Take every line from the first down to the line with "import plotly.graph_objects as go" and set it down exactly, without the pictures.

--- Start of Data shown ---

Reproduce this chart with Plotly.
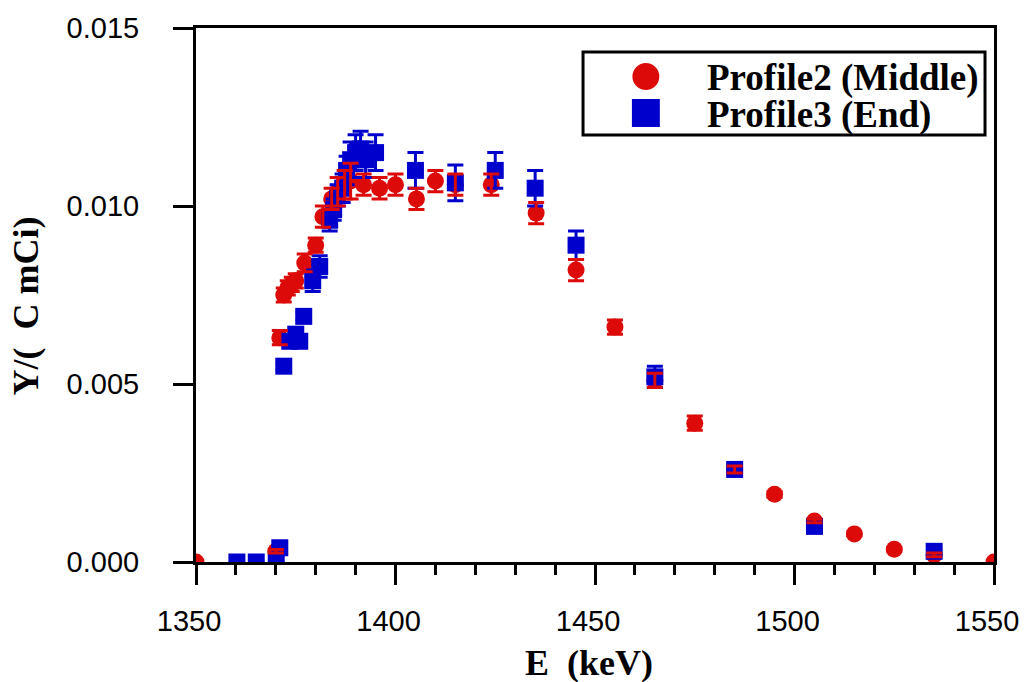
import plotly.graph_objects as go

# Profile2 (Middle): energy (keV), yield, error
p2_e = [1350, 1370, 1371, 1372, 1373, 1374, 1375, 1377.25, 1380, 1381.8, 1384, 1385.5,
        1387.25, 1388.75, 1392, 1396, 1400, 1405.25, 1410, 1415, 1424, 1435.25, 1445.25,
        1455, 1465, 1475, 1485, 1495, 1505, 1515, 1525, 1535, 1550]
p2_y = [0.0, 0.0003, 0.0063, 0.0075, 0.0077, 0.0078, 0.0079, 0.0084, 0.0089, 0.0097, 0.0102, 0.0104,
        0.0106, 0.0107, 0.0106, 0.0105, 0.0106, 0.0102, 0.0107, 0.0106, 0.0106, 0.0098, 0.0082,
        0.0066, 0.0051, 0.0039, 0.0026, 0.0019, 0.00115, 0.00079, 0.00036, 0.0002, 0.0]
p2_err = [0.0, 0.00005, 0.0002, 0.0002, 0.0002, 0.0002, 0.0002, 0.00025, 0.0002, 0.0003, 0.0003, 0.0004,
          0.0004, 0.0005, 0.0003, 0.0003, 0.0003, 0.0003, 0.0003, 0.0003, 0.0003, 0.0003, 0.0003,
          0.0002, 0.0002, 0.0002, 0.0001, 0.00008, 0.00005, 0.00005, 0.00005, 0.00005, 0.0]

# Profile3 (End)
p3_e = [1360.25, 1365.1, 1370.1, 1371, 1372, 1373.5, 1375, 1376, 1377, 1379.25, 1381,
        1383.5, 1384.5, 1385.5, 1386.75, 1387.75, 1388.75, 1390, 1391.25, 1392.5, 1395,
        1405, 1415, 1425, 1435, 1445.25, 1465, 1485, 1505, 1535]
p3_y = [0.0, 0.0, 0.0, 0.0004, 0.0055, 0.0062, 0.0064, 0.0062, 0.0069, 0.0079, 0.0083,
        0.0096, 0.0099, 0.0103, 0.0105, 0.0110, 0.0113, 0.0115, 0.0116, 0.0113, 0.0115,
        0.0110, 0.01065, 0.0110, 0.0105, 0.0089, 0.0052, 0.0026, 0.0010, 0.0003]
p3_err = [0.0, 0.0, 0.0, 0.0, 0.0001, 0.0001, 0.0001, 0.0001, 0.0001, 0.0003, 0.0003,
          0.0003, 0.0003, 0.0003, 0.0004, 0.0004, 0.0005, 0.0005, 0.0005, 0.0005, 0.0005,
          0.0005, 0.0005, 0.0005, 0.0005, 0.0004, 0.0003, 0.0001, 0.0001, 0.00005]

RED = "#dd0a0a"
BLUE = "#0000cc"

W, H = 1031, 682
L, R, T, B = 196, 35, 28, 120
PW, PH = W - L - R, H - T - B


def px_x(p):
    return (p - L) / PW


def px_y(p):
    return (H - B - p) / PH


fig = go.Figure()

# markers first, error bars on top
fig.add_trace(go.Scatter(x=p2_e, y=p2_y, mode="markers", name="Profile2 (Middle)",
                         marker=dict(symbol="circle", size=17, color=RED, line=dict(width=0)),
                         showlegend=False))
fig.add_trace(go.Scatter(x=p3_e, y=p3_y, mode="markers", name="Profile3 (End)",
                         marker=dict(symbol="square", size=17, color=BLUE, line=dict(width=0)),
                         showlegend=False))
fig.add_trace(go.Scatter(x=p3_e, y=p3_y, mode="markers", marker=dict(size=1, opacity=0),
                         error_y=dict(type="data", array=p3_err, color=BLUE, thickness=3, width=8),
                         showlegend=False, hoverinfo="skip"))
fig.add_trace(go.Scatter(x=p2_e, y=p2_y, mode="markers", marker=dict(size=1, opacity=0),
                         error_y=dict(type="data", array=p2_err, color=RED, thickness=3, width=8),
                         showlegend=False, hoverinfo="skip"))

tick_font = dict(family="Liberation Sans, Arial, sans-serif", size=29, color="black")
title_font = dict(family="Liberation Serif, Times New Roman, serif", size=36, color="black")
legend_font = dict(family="Liberation Serif, Times New Roman, serif", size=37, color="black")

fig.update_xaxes(range=[1350, 1550], dtick=50, tick0=1350, showgrid=False, zeroline=False,
                 showline=True, linewidth=3, linecolor="black", mirror=True,
                 ticks="outside", ticklen=20, tickwidth=2.5, tickcolor="black",
                 minor=dict(dtick=10, ticklen=10, tickwidth=2.5, tickcolor="black", ticks="outside"),
                 tickfont=tick_font, ticklabelstandoff=11, ticklabelshift=-7)
fig.update_yaxes(range=[0, 0.015], dtick=0.005, tick0=0, tickformat=".3f", showgrid=False,
                 zeroline=False, showline=True, linewidth=3, linecolor="black", mirror=True,
                 ticks="outside", ticklen=20, tickwidth=2.5, tickcolor="black",
                 tickfont=tick_font, ticklabelstandoff=28)

annotations = [
    dict(text="<b>E\u00a0 (keV)</b>", x=px_x(590), y=px_y(663), xref="paper", yref="paper",
         xanchor="center", yanchor="middle", showarrow=False, font=title_font),
    dict(text="<b>Y/(\u00a0 C mCi)</b>", x=px_x(26), y=px_y(306), xref="paper", yref="paper",
         xanchor="center", yanchor="middle", showarrow=False, font=title_font, textangle=-90),
    dict(text="<b>Profile2 (Middle)</b>", x=px_x(706), y=px_y(78), xref="paper", yref="paper",
         xanchor="left", yanchor="middle", showarrow=False, font=legend_font),
    dict(text="<b>Profile3 (End)</b>", x=px_x(706), y=px_y(115), xref="paper", yref="paper",
         xanchor="left", yanchor="middle", showarrow=False, font=legend_font),
]

shapes = [
    dict(type="rect", xref="paper", yref="paper", x0=px_x(584), x1=px_x(987),
         y0=px_y(135), y1=px_y(52), line=dict(color="black", width=3), fillcolor="white",
         layer="above"),
    dict(type="circle", xref="paper", yref="paper", x0=px_x(633.5), x1=px_x(660.5),
         y0=px_y(90), y1=px_y(63), line=dict(width=0), fillcolor=RED, layer="above"),
    dict(type="rect", xref="paper", yref="paper", x0=px_x(633), x1=px_x(661),
         y0=px_y(127), y1=px_y(99), line=dict(width=0), fillcolor=BLUE, layer="above"),
]

fig.update_layout(width=W, height=H, margin=dict(l=L, r=R, t=T, b=B, pad=0),
                  plot_bgcolor="white", paper_bgcolor="white",
                  annotations=annotations, shapes=shapes, showlegend=False)

fig.write_html("out.html")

--- End of Data shown ---

- Response for this exercise:
Reproduce this chart with Plotly.
import plotly.graph_objects as go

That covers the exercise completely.